Their daughter Gillian’s complexly sympathetic portrait captures both their heroic effort, and their single-minded commitment’s psychological cost to her when she was growing up. She often felt ‘abandoned’ as her parents disappeared from family life for long periods to serve the cause. There was also the precariousness of daily living (eg the possibility of government raids and arrests always existed), whose effect on the children Slovo and First seemed to underestimate. It’s the price revolutionaries and their families pay. The revolutionaries sacrificing private lives and relationships in order to realise their political goals and, in this case, their daughters forced to assume responsibilities and live with a sense of dread that children of their age and class rarely have to face.
Joe Slovo lived to play a prime role in the ANC when it came to power in South Africa. But most revolutions once achieving power rarely achieve their ideals. Compromise, blatant graft and total betrayal of revolutionary principles is more often than not the norm. South Africa under the ANC, however, has succeeded in maintaining the multi-racial democracy that Slovo fought for (a profound change), and has avoided turning into a military dictatorship like many other African states. Still, it’s a state where media freedom has been curtailed, economic inequality has grown (some of the ANC leaders have become billionaires), farm workers have been exploited and corruption, AIDS, and crime are rampant.
Of course, it is to be expected that once in power, revolutions become tainted when dealing with the intricate realities of governing. But I have always wondered if Slovo and First had begun with a sense of the tragic limits of their revolutionary commitment, would they have chosen to sacrifice their lives as they did?
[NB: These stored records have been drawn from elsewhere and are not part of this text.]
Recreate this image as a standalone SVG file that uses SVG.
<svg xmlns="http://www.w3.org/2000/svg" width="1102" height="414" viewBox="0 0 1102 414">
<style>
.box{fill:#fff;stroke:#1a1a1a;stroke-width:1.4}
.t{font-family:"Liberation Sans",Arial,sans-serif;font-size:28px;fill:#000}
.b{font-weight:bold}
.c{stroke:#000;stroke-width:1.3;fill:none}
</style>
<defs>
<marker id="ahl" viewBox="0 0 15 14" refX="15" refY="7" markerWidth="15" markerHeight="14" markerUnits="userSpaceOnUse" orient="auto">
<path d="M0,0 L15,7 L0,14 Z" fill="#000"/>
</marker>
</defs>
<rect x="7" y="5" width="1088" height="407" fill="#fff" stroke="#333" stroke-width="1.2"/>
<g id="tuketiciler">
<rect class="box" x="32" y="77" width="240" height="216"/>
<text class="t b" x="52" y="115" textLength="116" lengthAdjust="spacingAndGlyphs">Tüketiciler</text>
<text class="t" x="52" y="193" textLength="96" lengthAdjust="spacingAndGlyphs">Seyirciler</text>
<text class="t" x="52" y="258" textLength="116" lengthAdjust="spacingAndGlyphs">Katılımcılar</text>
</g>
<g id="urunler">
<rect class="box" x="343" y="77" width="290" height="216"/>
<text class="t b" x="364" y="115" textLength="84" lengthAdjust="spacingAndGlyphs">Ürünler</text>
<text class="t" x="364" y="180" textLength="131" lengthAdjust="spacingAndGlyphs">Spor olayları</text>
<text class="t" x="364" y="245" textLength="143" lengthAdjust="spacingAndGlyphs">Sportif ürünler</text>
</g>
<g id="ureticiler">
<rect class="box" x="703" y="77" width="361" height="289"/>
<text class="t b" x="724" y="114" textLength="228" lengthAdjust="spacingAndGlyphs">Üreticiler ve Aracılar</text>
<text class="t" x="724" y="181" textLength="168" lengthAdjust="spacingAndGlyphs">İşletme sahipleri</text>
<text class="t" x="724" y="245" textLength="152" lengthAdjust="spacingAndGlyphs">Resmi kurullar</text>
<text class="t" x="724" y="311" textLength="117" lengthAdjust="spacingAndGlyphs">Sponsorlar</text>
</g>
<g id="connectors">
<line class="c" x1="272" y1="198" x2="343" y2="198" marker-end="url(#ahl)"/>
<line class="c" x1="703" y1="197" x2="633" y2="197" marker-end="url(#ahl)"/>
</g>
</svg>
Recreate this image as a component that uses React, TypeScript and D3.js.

Gillian Slovo’s memoir depicts a political world far more dangerous and repressive than the extremely flawed one I inhabit. I discovered a useful way of looking at one of America’s imperfections in a statistic-laden book by Timothy Noah, ‘The Great Divergence’ (Bloomsbury Press). The book lucidly deals with one of the issues in the presidential campaign – inequality. Noah ‘concedes that a certain amount of income inequality is necessary in a capitalist system, and you have to let the market reward effort and skill’. But income distribution in the US ranks at or near the bottom in relation to 34 other market-oriented democracies. In fact, income distribution in the United States has become more unequal than in countries like Nicaragua and Venezuela.
And though polls may say that Americans desire more income equality, no mass movement exists demanding some form of income redistribution. Some of the public may indulge in a ritual denunciation of the moneyed class, but the fact that the under-regulated financial industry wrecked the economy arouses no concerted action. Most Americans are also in thrall to the myth of unlimited upward mobility. It’s a part of our creed like believing in the serenity of small-town life, and in the innate fairness of American justice. And that myth has always helped attract immigrants, because most believe that through hard work they can achieve that ‘American Dream’.
According to Noah, the recent evidence is that ‘western and northern European countries provide greater opportunity than the US’ – France having one of the lower levels of income inequality. Only class-bound Britain offers less opportunity. The American belief in unrestricted mobility is reinforced by a society where an egalitarian style is pre-eminent in our language and manner. It makes it difficult for most people to focus on the destructive power of wealth and vested interests, or on class divisions. It’s much easier for them to place the responsibility for their economic situation on the failures of government or on their own personal failings. Of course, neither of our political parties challenges corporate power. In most instances, they serve it. But at least the Democrats believe that government has a social function, and are committed to some regulation of the market, and will offer help to people who are floundering or have failed.
The issues and problems we face are crucial, but less momentous than what Slovo and First had to struggle against. But in our gradual, less imaginative and courageous way, I feel it imperative for us to work to make our society incrementally better.